Beyond these core offerings, Amazon Web Services provides a dizzying array of specialized services that cater to virtually every technological need. These include advanced analytics tools for processing vast datasets, blockchain services for decentralized applications, container management solutions for modern microservices, sophisticated machine learning and artificial intelligence capabilities, and comprehensive services for the Internet of Things (IoT). The breadth and depth of the AWS platform ensure that businesses, regardless of their size or industry, possess the tools necessary to innovate, scale, and thrive in an increasingly digital world, effectively moving past the limitations of traditional infrastructure by leveraging the power of Amazon Web Services.
AWS Decoded: Your Cloud Questions Answered
What is AWS?
AWS, or Amazon Web Services, is a comprehensive cloud computing platform that provides on-demand computing power, storage, databases, and many other services over the internet. It allows businesses and individuals to access IT resources without having to buy and maintain their own physical data centers.
How does AWS help businesses solve scaling challenges?
AWS helps businesses by providing elastic infrastructure that can quickly scale resources up or down automatically in response to demand fluctuations, like sudden spikes in website traffic. This means applications can perform optimally during peak loads without needing expensive upfront hardware purchases.
What does the ‘pay-as-you-go’ model mean in AWS?
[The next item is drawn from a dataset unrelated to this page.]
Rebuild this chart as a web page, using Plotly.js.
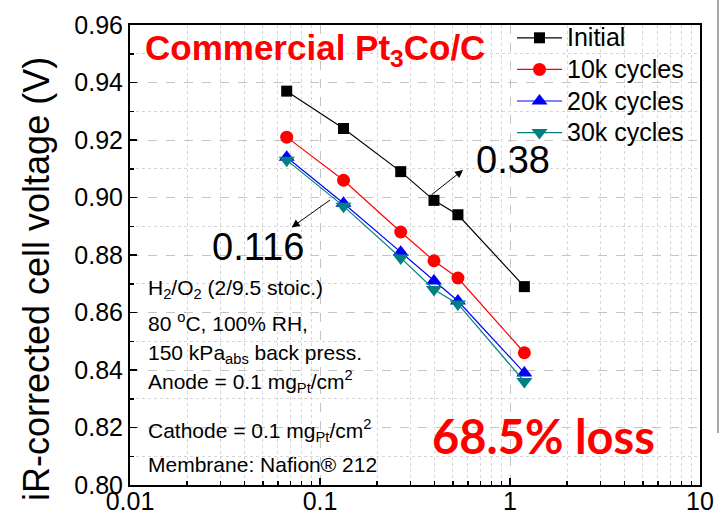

The ‘pay-as-you-go’ model means you only pay for the specific AWS services and resources that you consume, without any upfront costs or long-term contracts. This helps businesses save money by avoiding the need to buy and maintain expensive physical hardware that might sit idle.
What are some basic types of services AWS offers?
AWS offers many fundamental services, including compute services like Amazon EC2 for virtual servers, storage services like Amazon S3 for storing files, and database services like Amazon RDS for managing information. These are the building blocks for creating applications and websites in the cloud.